An analytical model is presented for predicting the response of reinforced concrete to in-plane shear and normal stresses. The model is based on conditions of equilibrium and compatibility, and utilizes realistic stress-strain relationships for the reinforcement and for the concrete. Stresses and strains are considered in terms of average values, 'smeared' over a finite area of a reinforced concrete element.;The test results reveal that the average principal compressive stress-strain behaviour of cracked concrete differs substantially from that of a cylinder loaded in uniaxial compression. The presence of large average tensile strains can result in a significant deterioration in both the strength and stiffness of concrete. A simple expression is given which describes well the observed behaviour.;The panel tests also indicate that the average tensile stresses acting in the concrete can be significantly greater than zero, even after extensive cracking has occurred. Expressions are given relating the average principal tensile stress in the concrete to the average principal tensile strain and to the stress conditions in the reinforcement.;The analytical model is used to predict the observed response of the test panels. Good agreement is obtained in terms of failure stresses, and in terms of deformations at all stages of loading. The model is also used to make a theoretical study of factors influencing the shear strength of concrete.;A bi-linear average stress-strain relationship is assumed for the reinforcement. To determine appropriate average stress-strain relationships for concrete, thirty reinforced concrete panels were tested under well defined, uniform stresses.
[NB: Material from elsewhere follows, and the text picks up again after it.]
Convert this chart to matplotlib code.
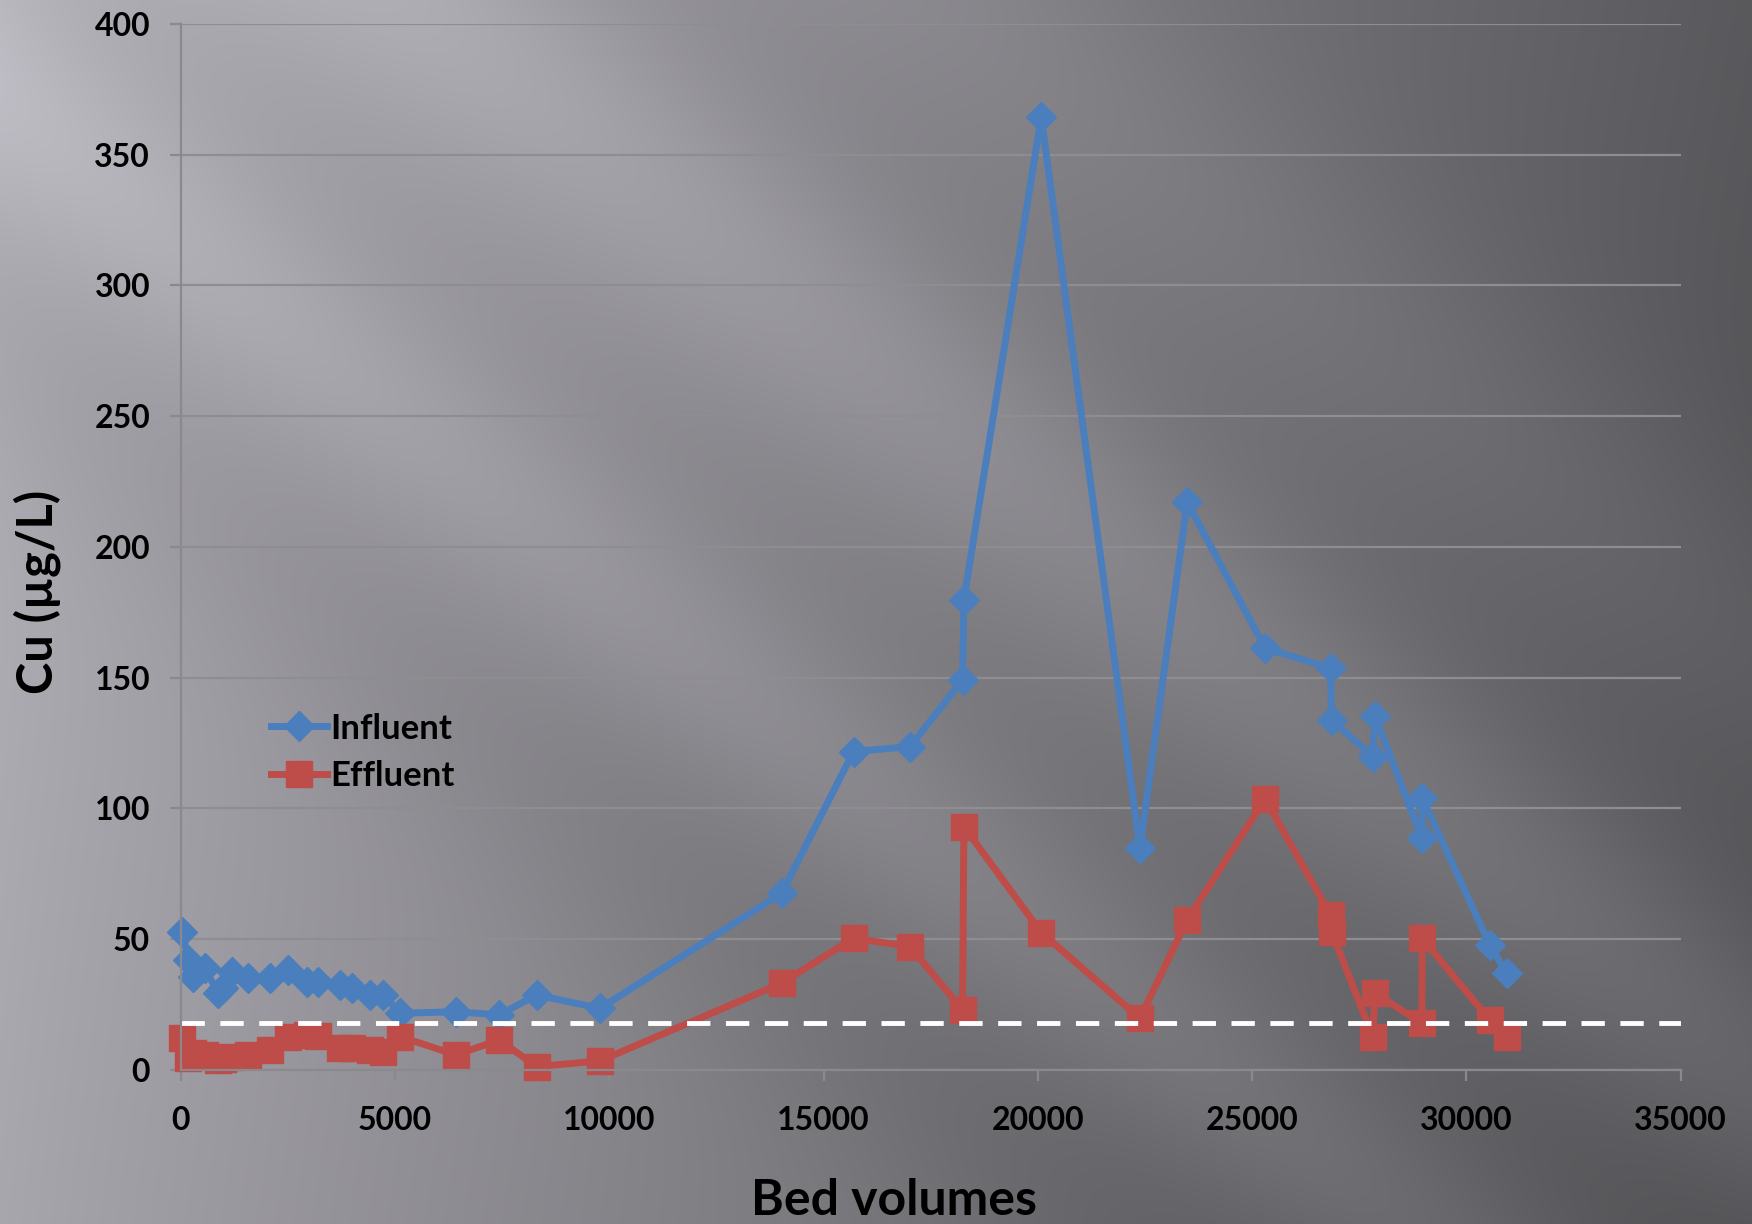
import numpy as np
import matplotlib
matplotlib.use("Agg")
from matplotlib import pyplot as plt

plt.rcParams['font.family'] = ['Lato', 'DejaVu Sans']
plt.rcParams['font.weight'] = 'bold'

# bed volumes treated and Cu concentrations (ug/L)
bed_volumes = [40, 178, 295, 567, 877, 994, 1190, 1577, 2084, 2511, 2940, 3211, 3717, 3990,
               4417, 4727, 5117, 6423, 7434, 8306, 9783, 14022, 15700, 17020, 18245, 18275,
               20080, 22382, 23486, 25305, 26831, 26854, 27815, 27866, 28960, 28970, 30548, 30937]
influent = [52.8, 42.0, 35.6, 38.8, 29.3, 31.2, 37.5, 35.0, 35.0, 38.2, 33.7, 33.7, 32.4, 31.2,
            28.6, 28.6, 21.6, 22.2, 21.0, 28.6, 23.5, 67.5, 121.7, 123.6, 149.1, 179.7,
            364.4, 84.7, 217.1, 161.2, 153.6, 133.8, 119.8, 135.3, 88.6, 103.9, 47.7, 36.9]
effluent = [12.0, 4.5, 6.3, 5.5, 3.7, 4.0, 5.0, 5.7, 7.6, 12.7, 13.3, 13.0, 8.2, 8.2,
            7.6, 6.9, 12.7, 5.7, 11.4, 1.2, 3.4, 33.1, 50.3, 47.1, 22.9, 93.0,
            52.5, 19.7, 57.3, 103.5, 59.2, 52.8, 12.7, 29.3, 17.8, 50.3, 19.0, 12.7]
limit = 17.8

W, H = 1752, 1224
fig = plt.figure(figsize=(W / 100, H / 100), dpi=100)

# slide-style gray background with soft diagonal light streaks
X, Y = np.meshgrid(np.arange(W), np.arange(H))
u = X / W
g = 0.70 - 0.35 * u ** 0.9 - 0.04 * (Y / H)
s = X - 1.25 * Y
g += 0.08 * np.exp(-((s - 420) / 200) ** 2)
g += 0.05 * np.exp(-((s + 120) / 150) ** 2)
g -= 0.03 * np.exp(-((s + 420) / 200) ** 2)
g += 0.04 * np.exp(-((s - 950) / 220) ** 2)
img = np.dstack([g * 1.0, g * 0.99, g * 1.03]).clip(0, 1)
bg = fig.add_axes([0, 0, 1, 1], zorder=0)
bg.imshow(img, aspect='auto', interpolation='bilinear')
bg.axis('off')

ax = fig.add_axes([0.1031, 0.126, 0.8562, 0.8545], zorder=1)
ax.patch.set_alpha(0)

blue = '#4a7ebd'
red = '#be4c49'
ax.plot(bed_volumes, influent, color=blue, lw=5, marker='D', ms=15,
        mec=blue, mfc=blue, label='Influent', solid_joinstyle='round', clip_on=False)
ax.plot(bed_volumes, effluent, color=red, lw=5, marker='s', ms=19,
        mec=red, mfc=red, label='Effluent', solid_joinstyle='round', clip_on=False)
ax.axhline(limit, color='white', lw=3.5, dashes=(4.8, 3.2))

ax.set_xlim(0, 35000)
ax.set_ylim(0, 400)
ax.set_xticks(np.arange(0, 35001, 5000))
ax.set_yticks(np.arange(0, 401, 50))
ax.yaxis.grid(True, color='#8e8d91', lw=1.6)
ax.set_axisbelow(True)
for side in ('top', 'right'):
    ax.spines[side].set_visible(False)
for side in ('left', 'bottom'):
    ax.spines[side].set_color('#8a898d')
    ax.spines[side].set_linewidth(1.6)
ax.tick_params(axis='both', colors='#8a898d', width=1.6, length=8, labelcolor='black',
               labelsize=23)
ax.tick_params(axis='y', pad=14)
ax.tick_params(axis='x', pad=18)

ax.legend(loc='upper left', bbox_to_anchor=(0.145, 0.432), bbox_transform=fig.transFigure,
          frameon=False, fontsize=25, handlelength=1.6, handletextpad=0.1,
          borderpad=0, labelspacing=0.45)

fig.text(0.021, 0.516, 'Cu (µg/L)', rotation=90, ha='center', va='center',
         fontsize=35, fontweight='bold')
fig.text(0.510, 0.019, 'Bed volumes', ha='center', va='center',
         fontsize=36, fontweight='bold')

fig.savefig('out.png', dpi=100)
While most of the panels were tested in pure shear, other load cases included combined shear and biaxial compression, and combined shear and biaxial tension.;As an example of its possible application in predicting the behaviour of more complex structures, the model is used to predict the response of reinforced concrete beams in shear. The predictions are compared to experimental results reported by other investigators. Good agreement is obtained. It is believed that the model will form the basis for future non-linear finite element analyses of reinforced concrete structures.